The process of writing a the next version of a compiler and compiling itself is called bootstrap the compiler.
I decided not to continue developing Lys' new features until it is self hosted, everything from now on should be either a bug fix or adding some helpers to the standard library.
The plan
I came up with a staged plan to do it:
- Write a parser library^parser
- Write Lys' grammar in it^new-lys-grammar
- Parse the whole standard library and tests correctly
- Iteratively implement every phase of the compiler until it is capable of run some tests
Compiler phases
- Parsing phase:
-
Semantic phase:
- Syntax sugar expansion
- Code generation
-
Name initialization phase:
-
Detects implicit imports (like in fully qualified names
support::env::printf(..)
) - Creates scopes for every relevant node and then register the name declarations
- Injects standard library core imports
-
Detects implicit imports (like in fully qualified names
-
Scope phase:
- Finds and resolves references
- Validates loop statements (loop, continue, break)

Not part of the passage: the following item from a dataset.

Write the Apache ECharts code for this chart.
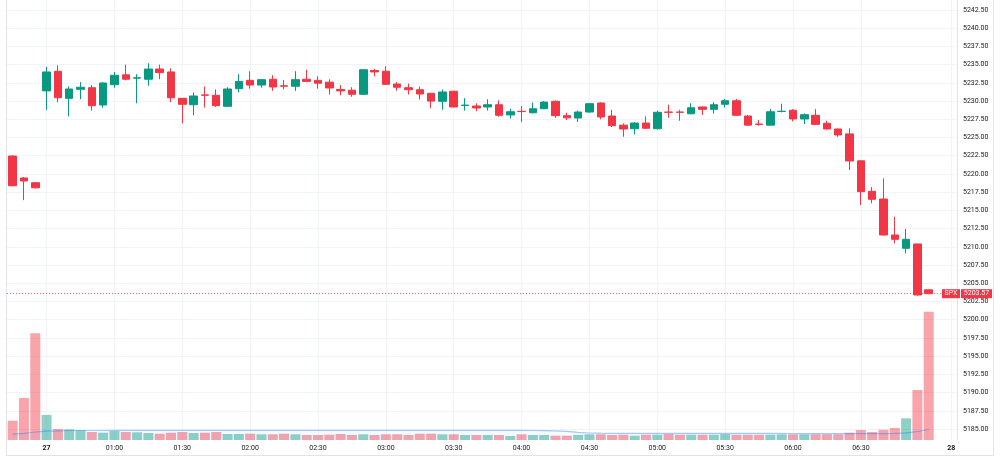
<!DOCTYPE html>
<html>
<head>
<meta charset="utf-8">
<title>SPX 5m</title>
<script src="https://cdn.jsdelivr.net/npm/echarts@6/dist/echarts.min.js"></script>
<style>
  html, body { margin: 0; padding: 0; background: #fff; }
  #chart { width: 1000px; height: 459px; }
</style>
</head>
<body>
<div id="chart"></div>
<script>
// 5 minute candles: last 3 bars of the 26th, the full session of the 27th
const opens = [
  5222.46, 5219.45, 5218.8,
  5231.4, 5234.09, 5230.38, 5231.62, 5231.84, 5229.46, 5232.25, 5233.6, 5233.15, 5233.0,
  5234.4, 5234.0, 5230.38, 5229.5, 5230.85, 5230.8, 5229.28, 5231.7, 5232.85, 5232.2,
  5233.0, 5232.1, 5232.03, 5233.0, 5232.85, 5232.6, 5231.6, 5231.5, 5230.93, 5234.2,
  5234.1, 5232.34, 5231.84, 5231.56, 5231.07, 5229.97, 5231.35, 5229.4, 5229.33, 5229.19,
  5229.5, 5228.1, 5228.6, 5228.4, 5228.95, 5229.97, 5228.0, 5227.68, 5228.5, 5229.74,
  5227.95, 5226.7, 5226.21, 5226.99, 5226.21, 5228.5, 5228.5, 5228.26, 5229.19, 5228.87,
  5229.56, 5230.05, 5227.95, 5226.85, 5226.7, 5228.58, 5228.74, 5227.55, 5228.05, 5226.95,
  5226.17, 5225.5, 5221.8, 5217.62, 5216.56, 5211.62, 5209.8, 5210.39, 5204.1
];
const closes = [
  5218.39, 5219.03, 5218.1,
  5234.0, 5230.46, 5231.66, 5231.9, 5229.37, 5232.48, 5233.54, 5233.0, 5233.2, 5234.4,
  5233.9, 5230.46, 5229.56, 5230.7, 5230.8, 5229.37, 5231.66, 5232.7, 5232.2, 5232.94,
  5231.93, 5232.05, 5232.94, 5232.7, 5232.45, 5231.8, 5231.4, 5230.93, 5234.3, 5234.0,
  5232.3, 5231.9, 5231.56, 5230.97, 5230.0, 5231.25, 5229.19, 5229.45, 5229.05, 5229.5,
  5228.05, 5228.54, 5228.56, 5228.95, 5229.86, 5228.0, 5227.7, 5228.5, 5229.64, 5227.82,
  5226.62, 5226.17, 5226.99, 5226.27, 5228.46, 5228.46, 5228.46, 5229.08, 5228.87, 5229.5,
  5230.05, 5228.05, 5226.7, 5226.8, 5228.54, 5228.6, 5227.55, 5228.13, 5226.81, 5226.17,
  5225.35, 5221.78, 5217.57, 5216.52, 5211.62, 5211.03, 5211.03, 5203.39, 5203.57
];
const lows = [
  5218.3, 5216.4, 5218.0,
  5228.8, 5229.83, 5227.9, 5230.25, 5228.7, 5229.1, 5231.84, 5232.85, 5229.7, 5232.1,
  5233.0, 5229.83, 5226.95, 5228.05, 5229.1, 5229.2, 5229.2, 5231.2, 5231.7, 5231.84,
  5231.4, 5231.6, 5231.4, 5232.6, 5231.7, 5230.9, 5230.8, 5230.6, 5230.9, 5233.4,
  5232.2, 5231.4, 5230.9, 5230.2, 5229.0, 5228.8, 5229.15, 5228.7, 5228.6, 5228.7,
  5227.86, 5227.6, 5227.1, 5228.3, 5228.9, 5227.7, 5227.4, 5227.13, 5228.4, 5227.5,
  5226.44, 5225.11, 5225.44, 5226.2, 5226.1, 5227.7, 5227.3, 5228.2, 5228.1, 5228.3,
  5229.1, 5228.0, 5226.65, 5226.62, 5226.65, 5228.45, 5227.22, 5226.85, 5226.7, 5226.1,
  5225.1, 5220.54, 5215.74, 5215.97, 5211.55, 5210.48, 5209.1, 5203.3, 5203.5
];
const highs = [
  5222.55, 5219.6, 5218.9,
  5234.7, 5234.9, 5232.0, 5232.6, 5232.2, 5232.6, 5234.0, 5235.0, 5233.7, 5235.2,
  5235.0, 5234.5, 5230.4, 5231.2, 5232.0, 5231.6, 5231.9, 5233.7, 5234.1, 5233.0,
  5233.55, 5232.9, 5234.1, 5234.3, 5233.4, 5233.0, 5232.2, 5231.9, 5234.35, 5234.4,
  5234.8, 5232.6, 5232.4, 5232.0, 5231.1, 5231.6, 5231.4, 5230.4, 5229.7, 5230.25,
  5230.1, 5228.95, 5229.33, 5229.8, 5230.0, 5230.1, 5228.4, 5228.7, 5229.7, 5229.85,
  5228.8, 5226.95, 5227.1, 5227.9, 5228.7, 5229.5, 5228.8, 5229.7, 5229.25, 5229.85,
  5230.3, 5230.3, 5228.1, 5227.4, 5228.9, 5229.64, 5228.9, 5228.3, 5228.9, 5227.3,
  5226.2, 5226.27, 5221.85, 5218.2, 5219.4, 5214.13, 5212.45, 5210.45, 5204.15
];
const volumes = [
  193, 420, 1067,
  250, 110, 107, 97, 80, 73, 90, 80, 77, 70,
  63, 73, 80, 70, 73, 80, 60, 60, 63, 57,
  57, 63, 57, 50, 50, 53, 60, 50, 57, 50,
  57, 57, 50, 63, 63, 57, 57, 50, 50, 50,
  50, 40, 57, 50, 50, 43, 43, 50, 57, 57,
  50, 53, 43, 53, 53, 60, 53, 53, 53, 53,
  60, 53, 53, 53, 53, 57, 57, 57, 57, 57,
  57, 73, 100, 80, 103, 120, 217, 500, 1283
];
const volumeMA = [
  58, 66, 80,
  88, 92, 95, 95, 95, 95, 96, 96, 96, 96,
  96, 96, 96, 96, 96, 96, 96, 96, 96, 96,
  96, 96, 96, 96, 96, 96, 96, 96, 96, 96,
  96, 96, 96, 96, 96, 96, 96, 96, 96, 96,
  96, 96, 96, 95, 94, 92, 86, 77, 70, 68,
  67, 67, 67, 67, 67, 67, 67, 67, 67, 67,
  67, 67, 67, 66, 66, 66, 65, 64, 64, 64,
  64, 64, 63, 63, 64, 66, 72, 85, 105
];
const prevDayTimes = ['06:50', '06:55', '07:00'];
const futureSlots = ['', ''];
// tick labels by bar index
const tickLabels = {
  3: '27', 9: '01:00', 15: '01:30', 21: '02:00', 27: '02:30', 33: '03:00', 39: '03:30',
  45: '04:00', 51: '04:30', 57: '05:00', 63: '05:30', 69: '06:00', 75: '06:30', 83: '28'
};
const dayLabels = ['27', '28'];

const pad = n => (n < 10 ? '0' : '') + n;
let sessionTimes = [];
for (let m = 30; m <= 420; m += 5) {
  sessionTimes.push(pad(Math.floor(m / 60)) + ':' + pad(m % 60));
}
const categories = prevDayTimes.concat(sessionTimes, futureSlots);

const UP = '#089981';
const DOWN = '#f23645';
const FONT = 'Roboto, "Noto Sans", sans-serif';
const lastClose = closes[closes.length - 1];

const chart = echarts.init(document.getElementById('chart'));

const grids = [
  {left: 7, right: 43, top: 0, bottom: 19},
  {left: 7, right: 43, top: 10, bottom: 30},
  {left: 7, right: 43, top: 300, bottom: 19}
];

chart.setOption({
  animation: false,
  backgroundColor: '#ffffff',
  grid: grids,
  xAxis: [
    {
      type: 'category', gridIndex: 0, data: categories, boundaryGap: true,
      axisLine: {show: false},
      axisTick: {show: false, alignWithLabel: true, interval: (i) => tickLabels[i] !== undefined},
      splitLine: {
        show: true, alignWithLabel: true,
        interval: (i) => tickLabels[i] !== undefined,
        lineStyle: {color: '#f0f3fa', width: 1}
      },
      axisLabel: {
        interval: (i) => tickLabels[i] !== undefined,
        formatter: (v, i) => {
          const t = tickLabels[i] || '';
          return dayLabels.includes(t) ? '{d|' + t + '}' : t;
        },
        margin: 5,
        fontSize: 7, color: '#131722', fontFamily: FONT,
        rich: {d: {fontSize: 7, fontWeight: 'bold', color: '#131722', fontFamily: FONT}}
      }
    },
    {type: 'category', gridIndex: 1, data: categories, show: false},
    {type: 'category', gridIndex: 2, data: categories, show: false}
  ],
  yAxis: [
    {
      type: 'value', gridIndex: 0, min: 0, max: 1, position: 'right',
      axisLine: {show: true, lineStyle: {color: '#e0e3eb'}},
      axisTick: {show: false}, axisLabel: {show: false}, splitLine: {show: false}
    },
    {
      type: 'value', gridIndex: 1, position: 'right',
      min: 5185, max: 5242.5, interval: 2.5, scale: true,
      axisLine: {show: false}, axisTick: {show: false},
      splitLine: {lineStyle: {color: '#f0f3fa', width: 1}},
      axisLabel: {
        formatter: v => v.toFixed(2), margin: 6,
        fontSize: 7, color: '#131722', fontFamily: FONT
      }
    },
    {
      type: 'value', gridIndex: 2, min: 0, max: 1400, show: false,
      splitLine: {show: false}
    }
  ],
  series: [
    {
      name: 'Volume', type: 'bar', xAxisIndex: 2, yAxisIndex: 2,
      barWidth: 10, z: 1,
      data: volumes.map((v, i) => ({
        value: v,
        itemStyle: {color: closes[i] >= opens[i] ? 'rgba(8,153,129,0.45)' : 'rgba(242,54,69,0.45)'}
      }))
    },
    {
      name: 'Vol MA', type: 'line', xAxisIndex: 2, yAxisIndex: 2,
      data: volumeMA, showSymbol: false, symbol: 'none', z: 2,
      lineStyle: {color: 'rgba(33,120,243,0.4)', width: 1.2},
      areaStyle: {color: 'rgba(33,150,243,0.07)'}
    },
    {
      name: 'SPX', type: 'candlestick', xAxisIndex: 1, yAxisIndex: 1,
      barWidth: 8, z: 3,
      data: opens.map((o, i) => [o, closes[i], lows[i], highs[i]]),
      itemStyle: {color: UP, color0: DOWN, borderColor: UP, borderColor0: DOWN, borderWidth: 1},
      markLine: {
        silent: true, symbol: ['none', 'none'],
        label: {show: false},
        lineStyle: {color: DOWN, type: [1, 2], width: 1, opacity: 0.8},
        data: [{yAxis: lastClose}]
      }
    }
  ]
});

// last price tags on the price scale
const yLast = chart.convertToPixel({yAxisIndex: 1}, lastClose);
chart.setOption({
  graphic: [
    {
      type: 'rect', silent: true, z: 100,
      shape: {x: 6.5, y: -1, width: 987, height: 456.5},
      style: {fill: 'none', stroke: '#e0e3eb', lineWidth: 1}
    },
    {
      type: 'rect', z: 101, shape: {x: 942, y: yLast - 4.5, width: 18, height: 9},
      style: {fill: DOWN}
    },
    {
      type: 'text', z: 102, x: 951, y: yLast,
      style: {text: 'SPX', fill: '#fff', fontSize: 7, fontFamily: FONT, align: 'center', verticalAlign: 'middle'}
    },
    {
      type: 'rect', z: 101, shape: {x: 961, y: yLast - 4.5, width: 31, height: 9},
      style: {fill: DOWN}
    },
    {
      type: 'text', z: 102, x: 976.5, y: yLast,
      style: {text: lastClose.toFixed(2), fill: '#fff', fontSize: 7, fontFamily: FONT, align: 'center', verticalAlign: 'middle'}
    }
  ]
});
</script>
</body>
</html>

- Validates assignments' mutability
-
Type initialization phase:
- This phase initializes types and traits directives.
-
Type checker phase:
This phase runs iteratively until the result of the phase equals the result of the previous run.- Infers the type of every node.
- If changes in a module are detected, the module is invalidated and added to a stack of pending modules.
-
Pre compilation phase:
- Detects and annotates features like tail-call functions
-
Compilation phase:
- Resolves local numbers inside functions
- Emits WAST code
- Uses binaryen to parse and optimize the output
- Emits the final code
The parser
Building parsers is a topic of study itself, the first Lys parser was a PEG^PEG parser using a library^node-ebnf made for the specific use case.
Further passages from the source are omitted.